Sunday 23 November 2014

Probability of a Goal from Expected Goal Data

This is a post to share a thing that might be a new way of using expected goal data. Rather than adding up the individual shot probabilities to get a summed total (a.k.a. Expected Goals) we can use the xG values of each individual shot in a match to work out the probability of a team scoring in that game.

This uses the idea of shot quality or chance quality, and that less quantity (shots) and more quality (per shot, aka xG) is a good thing. Sometimes less is more. I dabbled with this idea about a year ago in this post about Manchester United's 2012/13 season. In this I presupposed that United's exceptional shot quality that season was a possible explanation for them scoring considerably more goals than their expected goal total alone would suggest. Presuppose. Possibly. Yeah. The method was a bit of a fudge and from further testing/dabbling didn't go anywhere.

Early this year Mark Taylor took a much better swipe at the idea with his post Twelve Shots Good, Two Shots Better, where he demonstrated by simulation that Team A attempting 2 big chances on goal (xG = 2 * 0.60) would beat Team B who took 12 lesser chances (xG = 12 * 0.10). Both teams have the same total goal expectation from the game (1.20) but from his simulation Team A wins out in 37% of the simulated games versus Team B's 32%.

Here's my method for calculating Probability of a Goal (pG) using a team's individual shot/xG data. For each fixture take the xG values for each individual shot and then determine the probability the team do not score at all from any of those shots.Then subtract this from 1.

pG = 1 - [(1-xG1)*(1-xG2) *...* (1-xGn)]

This is the probability that a team will score 1 goal or more in a match having take n shots, with each shot having an individual probability of xGn. 

To the results, or I should say the differences between Expected Goals and the freshly calculated 'probability of a goal', pG. I'm cautious to say "results" as xG has been well tested and proven to be decent, whereas pG hasn't and is new, to me at least, and will need much more testing and stuffs. As you'll see from the chart though there are some significant differences between these two values even though they are determined from the exact same data.

Below is a plot of average xG vs average pG from the first 11 games of this season. The data does not include penalties or own goals. Beneath the chart I'll go over the key "winners and losers" as I see them.

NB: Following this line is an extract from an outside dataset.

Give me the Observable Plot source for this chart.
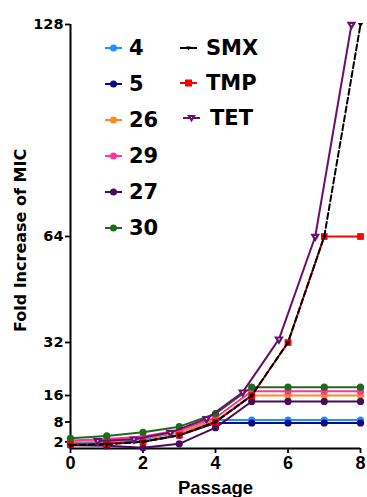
<!DOCTYPE html>
<html><head><meta charset="utf-8">
<script src="https://cdn.jsdelivr.net/npm/d3@7"></script>
<script src="https://cdn.jsdelivr.net/npm/@observablehq/plot@0.6"></script>
<style>
body{margin:0;background:#fff;}
#wrap{position:relative;width:367px;height:497px;overflow:hidden;font-family:Arial,"Liberation Sans",Helvetica,sans-serif;}
.leg{position:absolute;display:flex;align-items:center;font-family:"DejaVu Sans",Arial,sans-serif;font-weight:bold;font-size:21px;line-height:1;color:#000;height:20px;}
.leg svg{display:block;}
</style></head><body><div id="wrap"></div><script>
// ---- data ----
const passages = [0, 1, 2, 3, 4, 5, 6, 7, 8];
const xTicks = [0, 2, 4, 6, 8];
const yTicks = [2, 8, 16, 32, 64, 128];

const isolateNames = ["4", "5", "26", "29", "27", "30"];
const isolateColors = ["#1E90FF", "#0A0A8A", "#FF8C1A", "#FF3399", "#4A0A5C", "#1E6B1E"];
const s4  = [1.8, 2.2, 2.8, 4.8, 8.6, 8.6, 8.6, 8.6, 8.6];
const s5  = [1.2, 1.5, 2.1, 4.0, 7.7, 7.7, 7.7, 7.7, 7.7];
const s26 = [2.0, 2.4, 3.1, 5.0, 8.3, 16.0, 16.0, 16.0, 16.0];
const s29 = [2.4, 2.9, 3.6, 5.5, 9.3, 17.3, 17.3, 17.3, 17.3];
const s27 = [1.0, 0.8, 0.2, 1.4, 6.3, 14.2, 14.2, 14.2, 14.2];
const s30 = [3.1, 3.8, 4.9, 6.6, 10.5, 18.5, 18.5, 18.5, 18.5];
const isolateValues = [s4, s5, s26, s29, s27, s30];

const drugNames = ["SMX", "TMP", "TET"];
const drugColors = ["#000000", "#FF0000", "#6B0F6B"];
const smx = [1.0, 1.3, 2.0, 4.0, 8.0, 16.0, 32, 64, 128];
const tmp = [1.3, 1.5, 2.0, 4.0, 8.0, 16.0, 32, 64, 64];
const tetPassages = [1, 2, 3, 4, 5, 6, 7, 8];
const tet = [2.3, 2.8, 4.8, 9.0, 17.0, 33, 64, 128];

// ---- build tables ----
const rows = (xs, ys, name) => xs.map((p, i) => ({passage: p, value: ys[i], series: name}));
const isolateData = isolateNames.map((n, k) => rows(passages, isolateValues[k], n));
const smxData = rows(passages, smx, "SMX");
const tmpData = rows(passages, tmp, "TMP");
const tetData = rows(tetPassages, tet, "TET");

const marks = [];
isolateData.forEach((d, k) => {
  marks.push(Plot.line(d, {x: "passage", y: "value", stroke: isolateColors[k], strokeWidth: 2}));
  marks.push(Plot.dot(d, {x: "passage", y: "value", fill: isolateColors[k], r: 3.6, symbol: "circle"}));
});
marks.push(Plot.line(tmpData, {x: "passage", y: "value", stroke: drugColors[1], strokeWidth: 2}));
marks.push(Plot.dot(tmpData, {x: "passage", y: "value", fill: drugColors[1], r: 3.8, symbol: "square"}));
marks.push(Plot.line(smxData, {x: "passage", y: "value", stroke: drugColors[0], strokeWidth: 2, strokeDasharray: "6,3"}));
marks.push(Plot.dot(smxData, {x: "passage", y: "value", fill: drugColors[0], r: 2, symbol: "triangle", rotate: 180}));
marks.push(Plot.line(tetData, {x: "passage", y: "value", stroke: drugColors[2], strokeWidth: 2, dx: -9}));
marks.push(Plot.dot(tetData, {x: "passage", y: "value", fill: "white", stroke: drugColors[2], strokeWidth: 2.2, r: 2.2, symbol: "triangle", rotate: 180, dx: -9}));

const chart = Plot.plot({
  width: 367, height: 497,
  marginTop: 24, marginBottom: 49, marginLeft: 70, marginRight: 7,
  x: {domain: [0, 8]},
  y: {domain: [0, 128]},
  style: {fontFamily: 'Arial, "Liberation Sans", Helvetica, sans-serif', background: "white", color: "black"},
  marks: [
    Plot.ruleX([0], {stroke: "black", strokeWidth: 2}),
    Plot.ruleY([0], {stroke: "black", strokeWidth: 2}),
    Plot.axisX(xTicks, {tickSize: 5, tickPadding: 3, fontSize: 18, fontWeight: "bold", strokeWidth: 1.8, label: null}),
    Plot.axisY(yTicks, {tickSize: 5, tickPadding: 2, fontSize: 14.5, fontWeight: "bold", fontFamily: '"DejaVu Sans", Arial, sans-serif', strokeWidth: 1.8, label: null}),
    Plot.text(["Fold Increase of MIC"], {text: d => d, frameAnchor: "left", textAnchor: "middle", rotate: -90, dx: -50, dy: 4, fontSize: 16, fontWeight: "bold", fontFamily: '"DejaVu Sans", Arial, sans-serif', lineAnchor: "middle"}),
    Plot.text(["Passage"], {text: d => d, frameAnchor: "bottom", dy: 40, fontSize: 18.5, fontWeight: "bold", lineAnchor: "middle"}),
    ...marks
  ]
});
const wrap = document.getElementById("wrap");
wrap.appendChild(chart);

// ---- legend (HTML overlay) ----
function sampleSvg(color, kind) {
  const ns = "http://www.w3.org/2000/svg";
  const s = document.createElementNS(ns, "svg");
  s.setAttribute("width", 17); s.setAttribute("height", 12);
  const l = document.createElementNS(ns, "line");
  l.setAttribute("x1", 0); l.setAttribute("x2", 17); l.setAttribute("y1", 6); l.setAttribute("y2", 6);
  l.setAttribute("stroke", color); l.setAttribute("stroke-width", 2);
  s.appendChild(l);
  let m;
  if (kind === "circle") {
    m = document.createElementNS(ns, "circle");
    m.setAttribute("cx", 8.5); m.setAttribute("cy", 6); m.setAttribute("r", 3.5); m.setAttribute("fill", color);
  } else if (kind === "square") {
    m = document.createElementNS(ns, "rect");
    m.setAttribute("x", 5); m.setAttribute("y", 2.5); m.setAttribute("width", 7); m.setAttribute("height", 7); m.setAttribute("fill", color);
  } else if (kind === "tri") {
    m = document.createElementNS(ns, "path");
    m.setAttribute("d", "M6,4.5 L11,4.5 L8.5,8.5 Z"); m.setAttribute("fill", color);
  } else {
    m = document.createElementNS(ns, "path");
    m.setAttribute("d", "M6,4 L11,4 L8.5,8.2 Z"); m.setAttribute("fill", "white");
    m.setAttribute("stroke", color); m.setAttribute("stroke-width", 2.2);
  }
  s.appendChild(m);
  return s;
}
const col1Top = [48, 84, 120, 156, 192, 228];
isolateNames.forEach((n, k) => {
  const d = document.createElement("div");
  d.className = "leg";
  d.style.left = "105px"; d.style.top = (col1Top[k] - 10) + "px";
  d.appendChild(sampleSvg(isolateColors[k], "circle"));
  const t = document.createElement("span"); t.textContent = n; t.style.marginLeft = "7px";
  d.appendChild(t);
  wrap.appendChild(d);
});
const col2Top = [48, 83, 118];
const col2Left = [180, 180, 183];
const col2Gap = [9, 9, 10];
const kinds = ["tri", "square", "open"];
drugNames.forEach((n, k) => {
  const d = document.createElement("div");
  d.className = "leg";
  d.style.left = col2Left[k] + "px"; d.style.top = (col2Top[k] - 10) + "px";
  d.appendChild(sampleSvg(drugColors[k], kinds[k]));
  const t = document.createElement("span"); t.textContent = n; t.style.marginLeft = col2Gap[k] + "px";
  d.appendChild(t);
  wrap.appendChild(d);
});
</script></body></html>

  • Chelsea are the most significant winner. They go from being placed 5th amongst all teams for xG to first for pG. This means they have a best probability of scoring a goal  in any given match. 
  • Arsenal, City and Southampton lose ground to Chelsea. One reason they may be penalised is for being very good against some teams but at the same time not good enough against others, and this perhaps could be the most relevant thing about pG. It's no good hammering one team and padding out your xG total if you then struggle to create equivalent chances in your other games.. 
  • Some teams could also be accused of not having a real cutting edge this season (relative to Chelsea). When big teams face smaller clubs the underdog will naturally and - importantly - deliberately concede possession and defend deep in numbers. "Big Team" will get lots of ball in their opposition's third, and will be afforded lots of chances... but if they overplay or are not incisive enough then they won't be able to create chances of any real quality.
  • Everton and WBA are also big winners here. Everton draw level (horizontally) with the trio of United, West Ham and Spurs which perhaps reflects their actual goalscoring record so far this season. West Brom..  yeah.. dunno. 
To quickly wrap up, I like that pG uses the same data as xG does but takes advantage of a greater amount of information available in the raw data. I shall have to do some more prodding around of previous season's numbers and see where it takes me.